Abolitionists and civil rights speakers again and again drew upon the Declaration. “Are the great principles of political freedom and of natural justice, embodied in that Declaration of Independence, extended to us?” Frederick Douglass asked in his famous 1852 address “What to the Slave Is the Fourth of July?” In his “I Have a Dream” speech, King insisted the document meant “all men, yes, black men as well as white men, would be guaranteed the unalienable rights of life, liberty, and the pursuit of happiness.” King read directly from the Declaration two years later, in a July 4, 1965 speech at the Ebenezer Baptist Church in Atlanta, and praised its “profound, eloquent and unequivocal language.”

Author and journalist Ta-Nehisi Coates, in his recent Congressional testimony on whether the country should offer reparations for slavery and racial discrimination, cited the Declaration as a reminder of a path untaken.

“Enslavement reigned for 250 years on these shores. When it ended, this country could’ve extended its hallowed principles — life, liberty and the pursuit of happiness — to all, regardless of color,” Coates said. “But America had other principles in mind.”
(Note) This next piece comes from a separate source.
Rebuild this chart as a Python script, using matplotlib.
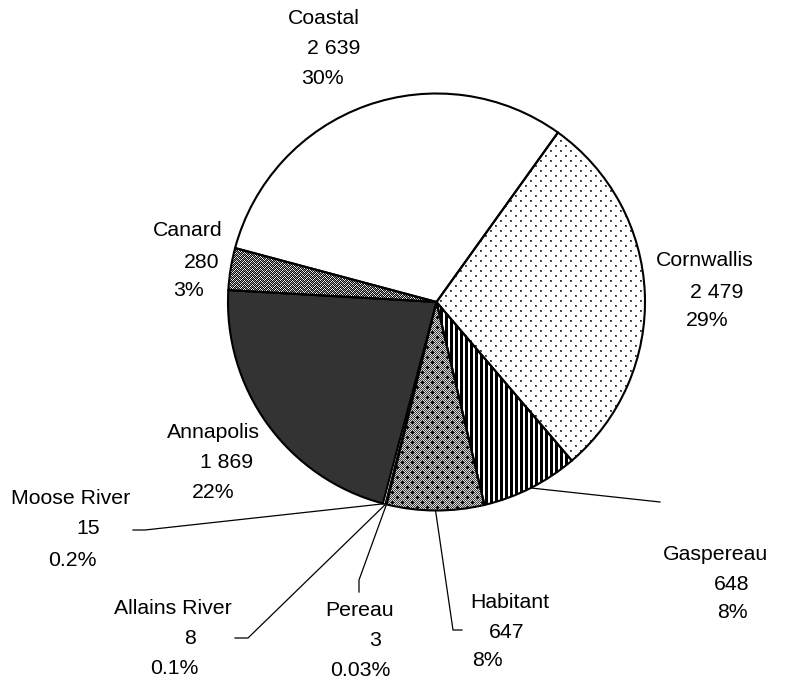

One of the earliest gatherings for women’s rights in the U.S., the 1848 Seneca Falls Convention, concluded with a Declaration of Sentiments: “We hold these truths to be self-evident: that all men and women are created equal.” One of the country’s first gay rights organizations, the Chicago-based Society for Human Rights, was founded in the 1920s “to promote and protect the interests of people who by reasons of mental and physical abnormalities are abused and hindered in the legal pursuit of happiness which is guaranteed them by the Declaration of Independence.”

Allen found the Declaration a useful framing for one of her own causes. In July 2016, she wrote a column for The Washington Post about the criminal justice system. She began with the familiar summoning of unalienable rights, “Life, Liberty and the pursuit of Happiness,” before asking that “all legislation erecting the War on Drugs, and turning the American people against one another, ought to be totally dissolved; that the free and independent states and territories have full power to pursue narcotics control through the tools of public health policy.”

“The history of the present War on Drugs is a history of repeated injuries and usurpations,” she wrote. “To prove this, let Facts be submitted to a candid world.”